It was a dicey case from the get-go, a baby Somalian cop shooting an Aussie blond woman who called 911 to bring him to the alley where she heard a woman scream. So the Reasonably Scared Cop Rule kicked in and, just like that, Justine Damond was shot, and died, by the hand of Mohommed Noor.
Noor was charged and convicted of Murder in the Third Degree, as well as Manslaughter 2. The Minnesota Supreme Court reversed the Murder 3 conviction.
Chief Justice Lorie Gildea found that third-degree murder was an inappropriate charge on the grounds that such a conviction requires that a defendant’s conduct not be directed specifically at the person killed.
“The mental state necessary for depraved-mind murder… is a generalized indifference to human life,” Gildea wrote in the court’s opinion, “which cannot exist when the defendant’s conduct is directed with particularity at the person who is killed.”
Under Minnesota Statutes § 609.195, the mens rea is “depraved mind,” which might seem to generically apply to any wrongful murder but, in law, has a fairly distinct meaning.

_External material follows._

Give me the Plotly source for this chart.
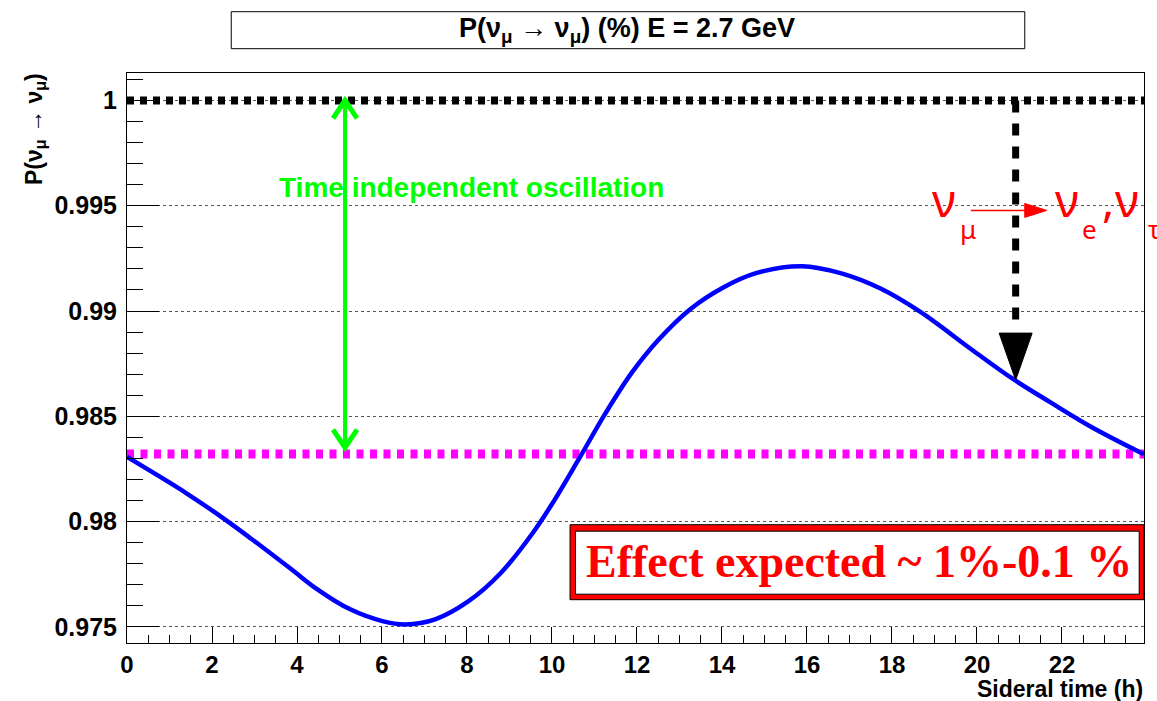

We have interpreted the phrase in question many times, and we have consistently held that the crime of depraved-mind murder is a general malice crime.
Our precedent confirms that Noor is correct in arguing that a person does not commit depraved-mind murder when the person’s actions are directed at a particular victim. The particular-person exclusion is simply another way of saying that the mental state for depraved-mind murder is one of general malice.
The idea is that shooting a gun into a crowd of people reflects general malice of the sort “depraved mind” murder is intended to capture. Shooting at one particular person, on the other hand, requires a more specific intent to harm that one person. The problem with prosecuting police is that this interpretation, legally sound as it may be, also serves to preclude conviction of police officers for many wrongful killings.
There, attorneys for the state argued that the particular-person rule placed murder convictions almost completely out of reach.
While a non-cop may intend to kill an individual for malevolent reasons, most cop killings have nothing to do with a police officer having any specific intent to harm that particular person. They may be motivated by fear for their personal safety, unreasonable as that may be, or the intent to make an arrest or prevent the person from absconding, but not because they have any specific reason to want to kill that individual. Noor didn’t hate Justine Damond. Noor didn’t wake up that morning and say to himself, “I’m going to shoot Damond today.” It was a by-product of the circumstances in the hands of a cop who acted impetuously, not malevolently.
The state’s argument isn’t wrong; most police shootings reflect no personal malice, no specific intent to kill that one individual before them, but rather the combination of beliefs widely held by police officers about their personal safety invariably coming before their concern for the life of anyone else. And so the First Rule of Policing kicks in and, for better or worse, they shoot even when they shouldn’t.
The irony is that many will argue that there can be no greater demonstration of a “depraved mind” than someone who will shoot at the slightest, most remote, most attenuated fear rather than take any chance that a few steps down the line, something bad might happen to them. And, indeed, it is a depraved way to perform one’s public service job, no less go through life. But that’s not the law, and that’s not what is meant by “depraved mind” murder when the action is directed at a particular person.